What the exercise asks
Please output every line of the material as it stands, without the pictures.

Recorded information
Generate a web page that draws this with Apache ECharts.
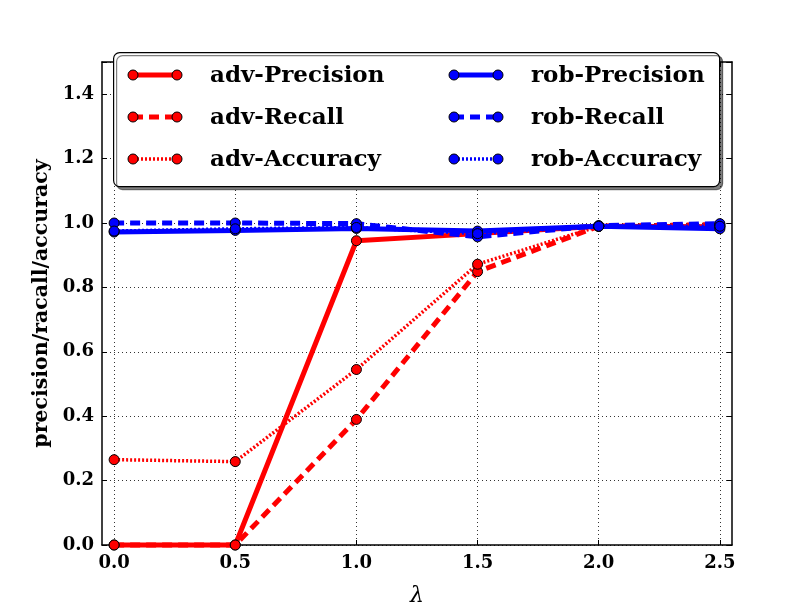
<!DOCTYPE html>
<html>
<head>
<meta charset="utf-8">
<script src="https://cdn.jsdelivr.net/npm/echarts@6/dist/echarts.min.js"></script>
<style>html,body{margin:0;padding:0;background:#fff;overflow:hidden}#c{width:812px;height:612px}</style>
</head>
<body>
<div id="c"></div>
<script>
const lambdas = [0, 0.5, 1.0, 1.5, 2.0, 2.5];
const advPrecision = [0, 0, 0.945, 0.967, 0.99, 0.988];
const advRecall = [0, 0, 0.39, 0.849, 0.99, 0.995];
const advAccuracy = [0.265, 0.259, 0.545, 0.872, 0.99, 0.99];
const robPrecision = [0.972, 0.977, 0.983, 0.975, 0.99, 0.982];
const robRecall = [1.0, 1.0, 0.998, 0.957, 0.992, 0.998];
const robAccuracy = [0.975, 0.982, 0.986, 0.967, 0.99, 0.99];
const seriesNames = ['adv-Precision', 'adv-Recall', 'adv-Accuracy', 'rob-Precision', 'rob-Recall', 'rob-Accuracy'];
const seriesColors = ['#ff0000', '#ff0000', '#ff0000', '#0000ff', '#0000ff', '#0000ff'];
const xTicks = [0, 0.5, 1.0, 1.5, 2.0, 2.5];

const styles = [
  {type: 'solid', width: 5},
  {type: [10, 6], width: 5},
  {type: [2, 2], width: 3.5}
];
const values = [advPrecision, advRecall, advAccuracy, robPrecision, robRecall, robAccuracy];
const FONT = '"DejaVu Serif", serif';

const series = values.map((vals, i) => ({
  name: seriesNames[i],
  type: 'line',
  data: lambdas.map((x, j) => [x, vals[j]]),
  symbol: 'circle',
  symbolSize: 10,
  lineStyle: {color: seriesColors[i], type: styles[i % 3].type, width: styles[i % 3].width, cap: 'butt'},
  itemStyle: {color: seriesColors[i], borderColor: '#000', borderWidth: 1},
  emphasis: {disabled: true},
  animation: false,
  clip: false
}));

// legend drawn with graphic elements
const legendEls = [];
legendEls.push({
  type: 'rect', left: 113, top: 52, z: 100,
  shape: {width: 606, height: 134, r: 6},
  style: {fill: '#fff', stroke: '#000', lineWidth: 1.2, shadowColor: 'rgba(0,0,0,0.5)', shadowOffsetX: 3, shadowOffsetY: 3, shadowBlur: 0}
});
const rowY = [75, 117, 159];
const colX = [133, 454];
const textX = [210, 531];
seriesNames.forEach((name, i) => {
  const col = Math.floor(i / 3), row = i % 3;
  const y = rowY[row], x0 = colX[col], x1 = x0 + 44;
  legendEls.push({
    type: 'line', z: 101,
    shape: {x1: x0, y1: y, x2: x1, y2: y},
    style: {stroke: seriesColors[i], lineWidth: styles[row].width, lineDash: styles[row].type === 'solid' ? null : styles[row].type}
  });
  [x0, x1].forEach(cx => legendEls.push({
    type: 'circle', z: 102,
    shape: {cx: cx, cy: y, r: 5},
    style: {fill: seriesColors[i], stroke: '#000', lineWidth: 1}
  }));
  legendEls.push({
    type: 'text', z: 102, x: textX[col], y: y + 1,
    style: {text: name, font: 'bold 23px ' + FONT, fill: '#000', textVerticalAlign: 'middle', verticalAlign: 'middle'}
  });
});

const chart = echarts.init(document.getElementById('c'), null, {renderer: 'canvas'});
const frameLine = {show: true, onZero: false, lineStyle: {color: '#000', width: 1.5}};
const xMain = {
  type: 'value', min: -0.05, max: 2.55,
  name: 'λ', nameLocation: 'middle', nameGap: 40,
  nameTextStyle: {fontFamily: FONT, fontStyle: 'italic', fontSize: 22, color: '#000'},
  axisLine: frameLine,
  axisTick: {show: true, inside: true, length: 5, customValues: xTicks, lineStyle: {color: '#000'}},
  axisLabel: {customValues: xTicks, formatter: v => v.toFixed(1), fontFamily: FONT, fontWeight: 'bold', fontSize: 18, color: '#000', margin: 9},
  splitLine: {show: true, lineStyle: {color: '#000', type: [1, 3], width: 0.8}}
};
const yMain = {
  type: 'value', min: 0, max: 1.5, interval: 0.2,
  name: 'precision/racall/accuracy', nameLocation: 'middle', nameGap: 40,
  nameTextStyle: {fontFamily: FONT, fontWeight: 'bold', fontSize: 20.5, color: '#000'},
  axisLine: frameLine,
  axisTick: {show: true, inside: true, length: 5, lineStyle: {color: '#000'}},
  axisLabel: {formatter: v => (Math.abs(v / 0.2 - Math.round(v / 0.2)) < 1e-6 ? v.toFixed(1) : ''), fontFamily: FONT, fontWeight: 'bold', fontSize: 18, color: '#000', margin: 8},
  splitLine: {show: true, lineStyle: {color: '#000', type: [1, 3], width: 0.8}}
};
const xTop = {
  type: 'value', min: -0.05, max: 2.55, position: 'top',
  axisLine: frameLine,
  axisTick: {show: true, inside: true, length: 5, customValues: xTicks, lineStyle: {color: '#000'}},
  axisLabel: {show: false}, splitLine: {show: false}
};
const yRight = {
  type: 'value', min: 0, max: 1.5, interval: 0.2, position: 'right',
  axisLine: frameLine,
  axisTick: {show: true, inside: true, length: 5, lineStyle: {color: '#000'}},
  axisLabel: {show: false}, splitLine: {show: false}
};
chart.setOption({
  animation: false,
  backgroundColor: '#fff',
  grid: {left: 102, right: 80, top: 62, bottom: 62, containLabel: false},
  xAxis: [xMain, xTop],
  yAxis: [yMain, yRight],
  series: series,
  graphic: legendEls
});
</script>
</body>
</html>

Written solution
Generate a web page that draws this with Apache ECharts.
<!DOCTYPE html>
<html>
<head>
<meta charset="utf-8">
<script src="https://cdn.jsdelivr.net/npm/echarts@6/dist/echarts.min.js"></script>
<style>html,body{margin:0;padding:0;background:#fff;overflow:hidden}#c{width:812px;height:612px}</style>
</head>
<body>
<div id="c"></div>
<script>
const lambdas = [0, 0.5, 1.0, 1.5, 2.0, 2.5];
const advPrecision = [0, 0, 0.945, 0.967, 0.99, 0.988];
const advRecall = [0, 0, 0.39, 0.849, 0.99, 0.995];
const advAccuracy = [0.265, 0.259, 0.545, 0.872, 0.99, 0.99];
const robPrecision = [0.972, 0.977, 0.983, 0.975, 0.99, 0.982];
const robRecall = [1.0, 1.0, 0.998, 0.957, 0.992, 0.998];
const robAccuracy = [0.975, 0.982, 0.986, 0.967, 0.99, 0.99];
const seriesNames = ['adv-Precision', 'adv-Recall', 'adv-Accuracy', 'rob-Precision', 'rob-Recall', 'rob-Accuracy'];
const seriesColors = ['#ff0000', '#ff0000', '#ff0000', '#0000ff', '#0000ff', '#0000ff'];
const xTicks = [0, 0.5, 1.0, 1.5, 2.0, 2.5];

const styles = [
  {type: 'solid', width: 5},
  {type: [10, 6], width: 5},
  {type: [2, 2], width: 3.5}
];
const values = [advPrecision, advRecall, advAccuracy, robPrecision, robRecall, robAccuracy];
const FONT = '"DejaVu Serif", serif';

const series = values.map((vals, i) => ({
  name: seriesNames[i],
  type: 'line',
  data: lambdas.map((x, j) => [x, vals[j]]),
  symbol: 'circle',
  symbolSize: 10,
  lineStyle: {color: seriesColors[i], type: styles[i % 3].type, width: styles[i % 3].width, cap: 'butt'},
  itemStyle: {color: seriesColors[i], borderColor: '#000', borderWidth: 1},
  emphasis: {disabled: true},
  animation: false,
  clip: false
}));

// legend drawn with graphic elements
const legendEls = [];
legendEls.push({
  type: 'rect', left: 113, top: 52, z: 100,
  shape: {width: 606, height: 134, r: 6},
  style: {fill: '#fff', stroke: '#000', lineWidth: 1.2, shadowColor: 'rgba(0,0,0,0.5)', shadowOffsetX: 3, shadowOffsetY: 3, shadowBlur: 0}
});
const rowY = [75, 117, 159];
const colX = [133, 454];
const textX = [210, 531];
seriesNames.forEach((name, i) => {
  const col = Math.floor(i / 3), row = i % 3;
  const y = rowY[row], x0 = colX[col], x1 = x0 + 44;
  legendEls.push({
    type: 'line', z: 101,
    shape: {x1: x0, y1: y, x2: x1, y2: y},
    style: {stroke: seriesColors[i], lineWidth: styles[row].width, lineDash: styles[row].type === 'solid' ? null : styles[row].type}
  });
  [x0, x1].forEach(cx => legendEls.push({
    type: 'circle', z: 102,
    shape: {cx: cx, cy: y, r: 5},
    style: {fill: seriesColors[i], stroke: '#000', lineWidth: 1}
  }));
  legendEls.push({
    type: 'text', z: 102, x: textX[col], y: y + 1,
    style: {text: name, font: 'bold 23px ' + FONT, fill: '#000', textVerticalAlign: 'middle', verticalAlign: 'middle'}
  });
});

const chart = echarts.init(document.getElementById('c'), null, {renderer: 'canvas'});
const frameLine = {show: true, onZero: false, lineStyle: {color: '#000', width: 1.5}};
const xMain = {
  type: 'value', min: -0.05, max: 2.55,
  name: 'λ', nameLocation: 'middle', nameGap: 40,
  nameTextStyle: {fontFamily: FONT, fontStyle: 'italic', fontSize: 22, color: '#000'},
  axisLine: frameLine,
  axisTick: {show: true, inside: true, length: 5, customValues: xTicks, lineStyle: {color: '#000'}},
  axisLabel: {customValues: xTicks, formatter: v => v.toFixed(1), fontFamily: FONT, fontWeight: 'bold', fontSize: 18, color: '#000', margin: 9},
  splitLine: {show: true, lineStyle: {color: '#000', type: [1, 3], width: 0.8}}
};
const yMain = {
  type: 'value', min: 0, max: 1.5, interval: 0.2,
  name: 'precision/racall/accuracy', nameLocation: 'middle', nameGap: 40,
  nameTextStyle: {fontFamily: FONT, fontWeight: 'bold', fontSize: 20.5, color: '#000'},
  axisLine: frameLine,
  axisTick: {show: true, inside: true, length: 5, lineStyle: {color: '#000'}},
  axisLabel: {formatter: v => (Math.abs(v / 0.2 - Math.round(v / 0.2)) < 1e-6 ? v.toFixed(1) : ''), fontFamily: FONT, fontWeight: 'bold', fontSize: 18, color: '#000', margin: 8},
  splitLine: {show: true, lineStyle: {color: '#000', type: [1, 3], width: 0.8}}
};
const xTop = {
  type: 'value', min: -0.05, max: 2.55, position: 'top',
  axisLine: frameLine,
  axisTick: {show: true, inside: true, length: 5, customValues: xTicks, lineStyle: {color: '#000'}},
  axisLabel: {show: false}, splitLine: {show: false}
};
const yRight = {
  type: 'value', min: 0, max: 1.5, interval: 0.2, position: 'right',
  axisLine: frameLine,
  axisTick: {show: true, inside: true, length: 5, lineStyle: {color: '#000'}},
  axisLabel: {show: false}, splitLine: {show: false}
};
chart.setOption({
  animation: false,
  backgroundColor: '#fff',
  grid: {left: 102, right: 80, top: 62, bottom: 62, containLabel: false},
  xAxis: [xMain, xTop],
  yAxis: [yMain, yRight],
  series: series,
  graphic: legendEls
});
</script>
</body>
</html>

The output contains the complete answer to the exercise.